Just because that plastic item you rinsed out and placed in your blue bin says it is recyclable doesn’t mean it actually is.


A new Greenpeace report released Tuesday found many examples of companies putting misleading labels on products that could not actually be processed by most U.S. material recovery facilities (MRFs).

“Retailers and consumer goods companies across the country are frequently putting labels on their products that mislead the public and harm America’s recycling systems,” Greenpeace USA Oceans Campaign Director John Hocevar said in a press release. “Instead of getting serious about moving away from single-use plastic, corporations are hiding behind the pretense that their throwaway packaging is recyclable. We know now that this is untrue. The jig is up.”

Greenpeace surveyed the U.S.’s 367 MRFs and found that they can only really process two types of plastic:

  1. PET #1
  2. HDPE #2 bottles and jugs

These two plastic types are reliably recyclable because there is high demand for them and because U.S. facilities have the capacity to process them. But plastics labeled #3 to #7 cannot reliably be called recyclable, the report found.

Only 14 percent of the facilities surveyed accepted plastic clamshells, only 11 percent accepted plastic cups, only four percent accepted plastic bags and only one percent accepted straws, cutlery and stirrers, The Hill reported. In addition, plastic shrink wrap added to #1 and #2 plastics can render them unrecyclable, Greenpeace said.

“[O]ur findings show that many items commonly found in beach cleanups – cups, bags, trays, plates and cutlery – are not recyclable. In America’s municipal recycling system, they are contaminants,” Jan Dell, the founder of the Last Beach Cleanup and the leader of Greenpeace’s survey team, told The Guardian.

Yet despite this, Greenpeace found that several popular brands including Target, Nestlé, Danone, Walmart, Procter & Gamble, Clorox, Aldi, SC Johnson and Unilever had sold products with misleading labels. Greenpeace has asked the companies to correct their labelling. If they do not, the organization will file a complaint with the Federal Trade Commission (FTC).

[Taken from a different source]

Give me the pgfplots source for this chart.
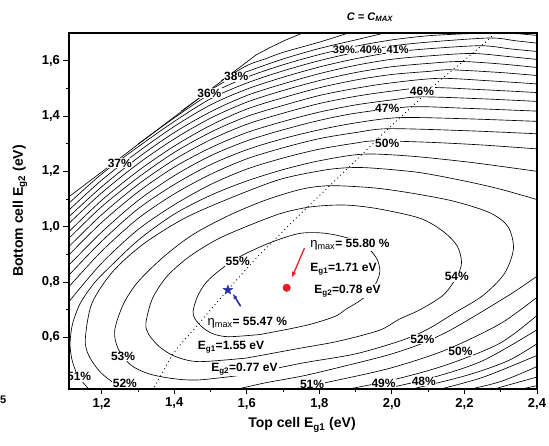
\documentclass[border=0pt]{standalone}
\usepackage{fontspec}
\setmainfont{Liberation Sans}
\usepackage{pgfplots}
\pgfplotsset{compat=1.18}
\usetikzlibrary{arrows.meta}
\definecolor{starblue}{RGB}{40,50,165}
\definecolor{dotred}{RGB}{228,30,36}
\tikzset{
  contour/.style={black, line width=0.65pt, smooth, mark=none},
  lbl/.style={fill=white, inner sep=0.6pt, font=\bfseries\fontsize{12}{14}\selectfont},
  slbl/.style={fill=white, inner sep=0.4pt, font=\bfseries\fontsize{11}{13}\selectfont},
  txt/.style={fill=white, inner sep=1pt, anchor=west, font=\bfseries\fontsize{12}{14}\selectfont},
}
\pgfdeclareplotmark{fstar}{%
  \pgfpathmoveto{\pgfqpoint{0pt}{1\pgfplotmarksize}}%
  \pgfpathlineto{\pgfqpoint{-0.235\pgfplotmarksize}{0.324\pgfplotmarksize}}%
  \pgfpathlineto{\pgfqpoint{-0.951\pgfplotmarksize}{0.309\pgfplotmarksize}}%
  \pgfpathlineto{\pgfqpoint{-0.380\pgfplotmarksize}{-0.124\pgfplotmarksize}}%
  \pgfpathlineto{\pgfqpoint{-0.588\pgfplotmarksize}{-0.809\pgfplotmarksize}}%
  \pgfpathlineto{\pgfqpoint{0pt}{-0.4\pgfplotmarksize}}%
  \pgfpathlineto{\pgfqpoint{0.588\pgfplotmarksize}{-0.809\pgfplotmarksize}}%
  \pgfpathlineto{\pgfqpoint{0.380\pgfplotmarksize}{-0.124\pgfplotmarksize}}%
  \pgfpathlineto{\pgfqpoint{0.951\pgfplotmarksize}{0.309\pgfplotmarksize}}%
  \pgfpathlineto{\pgfqpoint{0.235\pgfplotmarksize}{0.324\pgfplotmarksize}}%
  \pgfpathclose
  \pgfusepathqfillstroke
}
\begin{document}
\begin{tikzpicture}
\useasboundingbox (0pt,0pt) rectangle (549pt,446pt);
\begin{axis}[
  at={(69pt,57pt)}, anchor=south west, scale only axis,
  width=468pt, height=356pt,
  xmin=1.11, xmax=2.4, ymin=0.413, ymax=1.70,
  axis on top,
  xtick={1.2,1.4,1.6,1.8,2.0,2.2,2.4},
  ytick={0.6,0.8,1.0,1.2,1.4,1.6},
  minor x tick num=1, minor y tick num=1,
  tick align=outside, tick pos=left,
  major tick length=5.5pt, minor tick length=3pt,
  tick style={black, line width=0.8pt},
  axis line style={line width=1.1pt},
  ticklabel style={font=\bfseries\fontsize{13}{15}\selectfont,
    /pgf/number format/.cd, use comma, fixed, fixed zerofill, precision=1, assume math mode=true},
]
% ---- closed contours (55, 54, 53 %) ----
\addplot[contour] coordinates {(1.637,0.61) (1.549,0.602) (1.506,0.613) (1.477,0.637) (1.457,0.667) (1.452,0.694) (1.464,0.747) (1.488,0.798) (1.53,0.847) (1.583,0.893) (1.648,0.933) (1.703,0.96) (1.748,0.976) (1.796,0.978) (1.844,0.97) (1.906,0.947) (1.94,0.915) (1.96,0.88) (1.967,0.84) (1.96,0.806) (1.94,0.762) (1.906,0.727) (1.875,0.703) (1.846,0.677) (1.784,0.65) (1.728,0.633) (1.637,0.61)};
\addplot[contour] coordinates {(1.6,0.525) (1.745,0.56) (1.85,0.585) (1.965,0.625) (2.02,0.665) (2.078,0.70) (2.142,0.753) (2.179,0.819) (2.192,0.87) (2.18,0.93) (2.142,0.982) (2.078,1.03) (1.96,1.065) (1.87,1.078) (1.78,1.072) (1.70,1.05) (1.617,1.01) (1.52,0.955) (1.44,0.89) (1.38,0.82) (1.34,0.74) (1.322,0.651) (1.33,0.61) (1.36,0.565) (1.404,0.53) (1.468,0.512) (1.6,0.525)};
\addplot[contour] coordinates {(1.60,0.465) (1.75,0.506) (1.90,0.54) (2.03,0.59) (2.10,0.63) (2.17,0.686) (2.25,0.75) (2.31,0.83) (2.335,0.92) (2.32,1.0) (2.27,1.05) (2.17,1.092) (2.05,1.122) (1.95,1.14) (1.83,1.148) (1.75,1.135) (1.65,1.095) (1.55,1.04) (1.45,0.97) (1.37,0.89) (1.30,0.80) (1.26,0.72) (1.236,0.625) (1.245,0.56) (1.28,0.50) (1.33,0.468) (1.40,0.45) (1.47,0.446) (1.60,0.465)};
% ---- 52 % ----
\addplot[contour] coordinates {(1.27,0.40) (1.201,0.468) (1.165,0.533) (1.155,0.593) (1.173,0.722) (1.231,0.838) (1.318,0.94) (1.434,1.034) (1.575,1.114) (1.695,1.172) (1.812,1.204) (1.88,1.213) (1.942,1.212) (2.073,1.196) (2.2,1.165) (2.3,1.135) (2.41,1.094)};
\addplot[contour] coordinates {(1.55,0.405) (1.65,0.435) (1.761,0.462) (1.913,0.51) (2.0,0.54) (2.084,0.578) (2.16,0.625) (2.245,0.69) (2.338,0.765) (2.41,0.83)};
% ---- 51 % ----
\addplot[contour] coordinates {(1.17,0.405) (1.135,0.46) (1.118,0.52) (1.113,0.58) (1.12,0.65) (1.14,0.72) (1.17,0.78) (1.2,0.825) (1.3,0.95) (1.4,1.045) (1.5,1.113) (1.6,1.165) (1.7,1.206) (1.8,1.238) (1.92,1.262) (2.05,1.255) (2.2,1.235) (2.3,1.218) (2.41,1.198)};
\addplot[contour] coordinates {(1.70,0.405) (1.85,0.445) (2.0,0.49) (2.15,0.555) (2.3,0.65) (2.41,0.755)};
% ---- lower right family (50 ... 44 %) ----
\addplot[contour] coordinates {(1.85,0.405) (2.0,0.445) (2.15,0.5) (2.3,0.58) (2.41,0.69)};
\addplot[contour] coordinates {(1.95,0.405) (2.1,0.45) (2.25,0.515) (2.41,0.635)};
\addplot[contour] coordinates {(2.03,0.405) (2.2,0.46) (2.32,0.515) (2.41,0.585)};
\addplot[contour] coordinates {(2.11,0.405) (2.25,0.455) (2.41,0.54)};
\addplot[contour] coordinates {(2.19,0.405) (2.3,0.44) (2.41,0.5)};
\addplot[contour] coordinates {(2.26,0.405) (2.41,0.46)};
\addplot[contour] coordinates {(2.33,0.405) (2.41,0.428)};
% ---- upper family (50 ... 36 %) ----
\addplot[contour] coordinates {(1.11,0.729) (1.2,0.868) (1.3,0.989) (1.4,1.079) (1.5,1.152) (1.6,1.208) (1.7,1.248) (1.8,1.28) (1.9,1.302) (1.955,1.31) (2.1,1.305) (2.25,1.295) (2.41,1.28)};
\addplot[contour] coordinates {(1.11,0.783) (1.2,0.911) (1.3,1.029) (1.4,1.118) (1.5,1.189) (1.6,1.245) (1.7,1.285) (1.8,1.318) (1.9,1.34) (1.99,1.354) (2.2,1.347) (2.41,1.335)};
\addplot[contour] coordinates {(1.11,0.825) (1.2,0.947) (1.3,1.064) (1.4,1.152) (1.5,1.224) (1.6,1.278) (1.7,1.318) (1.8,1.35) (1.9,1.375) (2.02,1.394) (2.2,1.39) (2.41,1.38)};
\addplot[contour] coordinates {(1.11,0.861) (1.2,0.98) (1.3,1.094) (1.4,1.184) (1.5,1.256) (1.6,1.31) (1.7,1.35) (1.8,1.384) (1.9,1.41) (2.05,1.433) (2.2,1.428) (2.41,1.417)};
\addplot[contour] coordinates {(1.11,0.898) (1.2,1.015) (1.3,1.125) (1.4,1.215) (1.5,1.285) (1.6,1.34) (1.7,1.38) (1.8,1.414) (1.9,1.44) (2.0,1.458) (2.08,1.469) (2.25,1.462) (2.41,1.452)};
\addplot[contour] coordinates {(1.11,0.928) (1.2,1.043) (1.3,1.152) (1.4,1.242) (1.5,1.314) (1.6,1.37) (1.7,1.41) (1.8,1.445) (1.9,1.471) (2.0,1.49) (2.1,1.503) (2.25,1.495) (2.41,1.484)};
\addplot[contour] coordinates {(1.11,0.958) (1.2,1.072) (1.3,1.177) (1.4,1.268) (1.5,1.341) (1.6,1.398) (1.7,1.438) (1.8,1.474) (1.9,1.5) (2.0,1.52) (2.13,1.536) (2.27,1.527) (2.41,1.515)};
\addplot[contour] coordinates {(1.11,0.982) (1.2,1.095) (1.3,1.201) (1.4,1.291) (1.5,1.366) (1.6,1.425) (1.7,1.466) (1.8,1.502) (1.9,1.53) (2.0,1.55) (2.1,1.561) (2.16,1.567) (2.3,1.557) (2.41,1.545)};
\addplot[contour] coordinates {(1.11,1.012) (1.2,1.122) (1.3,1.227) (1.4,1.317) (1.5,1.392) (1.6,1.45) (1.7,1.492) (1.8,1.528) (1.9,1.557) (2.0,1.578) (2.1,1.59) (2.19,1.597) (2.3,1.588) (2.41,1.574)};
\addplot[contour] coordinates {(1.11,1.036) (1.2,1.144) (1.3,1.249) (1.4,1.34) (1.5,1.415) (1.6,1.474) (1.7,1.516) (1.8,1.553) (1.9,1.583) (2.0,1.605) (2.1,1.617) (2.22,1.626) (2.32,1.615) (2.41,1.603)};
\addplot[contour] coordinates {(1.11,1.06) (1.2,1.168) (1.3,1.27) (1.4,1.362) (1.5,1.44) (1.6,1.497) (1.7,1.54) (1.8,1.577) (1.9,1.607) (2.0,1.63) (2.1,1.643) (2.245,1.654) (2.33,1.642) (2.41,1.632)};
\addplot[contour] coordinates {(1.11,1.085) (1.2,1.19) (1.3,1.288) (1.4,1.38) (1.5,1.462) (1.6,1.519) (1.7,1.563) (1.8,1.6) (1.9,1.63) (2.0,1.653) (2.1,1.667) (2.27,1.682) (2.34,1.672) (2.41,1.662)};
\addplot[contour] coordinates {(1.30,1.298) (1.4,1.393) (1.5,1.48) (1.6,1.54) (1.7,1.585) (1.8,1.622) (1.9,1.652) (2.0,1.675) (2.1,1.69) (2.2,1.697) (2.29,1.70) (2.35,1.697) (2.41,1.69)};
\addplot[contour] coordinates {(1.42,1.418) (1.5,1.493) (1.55,1.532) (1.6,1.56) (1.7,1.606) (1.8,1.644) (1.9,1.675) (1.98,1.70) (2.0,1.706)};
\addplot[contour] coordinates {(1.53,1.528) (1.6,1.582) (1.65,1.606) (1.7,1.63) (1.8,1.667) (1.88,1.70) (1.9,1.71)};
% boundary line
\addplot[black, line width=0.65pt, mark=none] coordinates {(1.10,1.098) (1.626,1.621) (1.665,1.648) (1.708,1.675) (1.754,1.70) (1.77,1.71)};
% current matching (dotted) line
\addplot[black, line width=0.9pt, smooth, mark=none, dash pattern=on 0.9pt off 3.2pt] coordinates {(1.345,0.42) (1.374,0.488) (1.401,0.548) (1.465,0.645) (1.52,0.73) (1.58,0.819) (1.635,0.898) (1.745,1.042) (1.85,1.175) (1.948,1.30) (1.987,1.35) (2.07,1.452) (2.124,1.519) (2.179,1.579) (2.234,1.639) (2.28,1.693)};
% contour labels
\node[slbl] at (axis cs:1.868,1.639) {39\%};
\node[slbl] at (axis cs:1.942,1.639) {40\%};
\node[slbl] at (axis cs:2.016,1.639) {41\%};
\node[lbl] at (axis cs:1.571,1.542) {38\%};
\node[lbl] at (axis cs:1.497,1.482) {36\%};
\node[lbl] at (axis cs:1.25,1.229) {37\%};
\node[lbl] at (axis cs:2.083,1.488) {46\%};
\node[lbl] at (axis cs:1.987,1.428) {47\%};
\node[lbl] at (axis cs:1.987,1.302) {50\%};
\node[lbl] at (axis cs:1.575,0.873) {55\%};
\node[lbl] at (axis cs:2.179,0.819) {54\%};
\node[lbl] at (axis cs:1.259,0.530) {53\%};
\node[lbl] at (axis cs:1.264,0.434) {52\%};
\node[lbl] at (axis cs:2.084,0.593) {52\%};
\node[lbl] at (axis cs:1.138,0.457) {51\%};
\node[lbl] at (axis cs:1.78,0.430) {51\%};
\node[lbl] at (axis cs:1.977,0.432) {49\%};
\node[lbl] at (axis cs:2.088,0.440) {48\%};
\node[lbl] at (axis cs:2.189,0.548) {50\%};
% annotations
\node[txt] at (axis cs:1.772,0.934) {{\mdseries\fontsize{13}{14}\selectfont η\textsubscript{max}}= 55.80 \%};
\node[txt] at (axis cs:1.772,0.847) {E\textsubscript{g1}=1.71 eV};
\node[txt] at (axis cs:1.783,0.767) {E\textsubscript{g2}=0.78 eV};
\node[txt] at (axis cs:1.489,0.652) {{\mdseries\fontsize{13}{14}\selectfont η\textsubscript{max}}= 55.47 \%};
\node[txt] at (axis cs:1.462,0.565) {E\textsubscript{g1}=1.55 eV};
\node[txt] at (axis cs:1.499,0.485) {E\textsubscript{g2}=0.77 eV};
\draw[dotred, line width=1.3pt, -{Latex[length=6pt,width=4.5pt]}] (axis cs:1.759,0.922) -- (axis cs:1.724,0.815);
\draw[starblue, line width=1.6pt, -{Latex[length=5pt,width=4.5pt]}] (axis cs:1.583,0.712) -- (axis cs:1.562,0.757);
\addplot[only marks, mark=*, mark size=3.8pt, color=dotred] coordinates {(1.71,0.779)};
\addplot[only marks, mark=fstar, mark size=5pt, color=starblue, fill=starblue] coordinates {(1.548,0.771)};
\end{axis}
\node[font=\bfseries\itshape\fontsize{11}{13}\selectfont] at (370pt,429pt) {C = C\textsubscript{MAX}};
\node[font=\bfseries\fontsize{14}{16}\selectfont] at (302pt,21pt) {Top cell E\textsubscript{g1} (eV)};
\node[rotate=90, font=\bfseries\fontsize{14}{16}\selectfont] at (20pt,235pt) {Bottom cell E\textsubscript{g2} (eV)};
\node[anchor=west, inner sep=0pt, font=\bfseries\fontsize{11}{13}\selectfont] at (0pt,46pt) {5};
\end{tikzpicture}
\end{document}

Greenpeace’s results are in keeping with a Guardian report from last year that found that many U.S. plastics were being sent straight to landfills after China stopped accepting recycling exports in 2018.

“This survey confirms what many news reports have indicated since China restricted plastic waste imports two years ago — that recycling facilities across the country are not able to sort, sell, and reprocess much of the plastic that companies produce,” Dell said in the press release.

But the Sustainable Packaging Coalition, which represents companies that are working to improve their products, told The Guardian this might be changing.

“I think our industry is rebuilding and adding capacity and that’s a good thing,” coalition director Nina Goodrich told The Guardian. “We should be processing our material at home.”

Others argued the solution was to shift who pays for plastic recycling. This was the position of Kate Bailey, a manager at Boulder, Colorado’s Eco-Cycle Solutions who explained her argument to The Guardian:

“The silver lining is that we’re starting to have some conversations about who should be paying for recycling,” she said. “Turning to cities and residents to pay for recycling is not the way it should be going.”

“We [the recyclers] are the scapegoats, but we don’t control how products are made,” she said. “If manufacturers are going to make these products, they should be buying them back. They can be the ones closing the loop.”

Bailey’s idea is beginning to gain traction. Just last week, Sen. Tom Udall (D-N.M.) and Rep. Alan Lowenthal introduced the Break Free from Plastic Pollution Act, which would require plastic producers to design and fund their own recycling programs.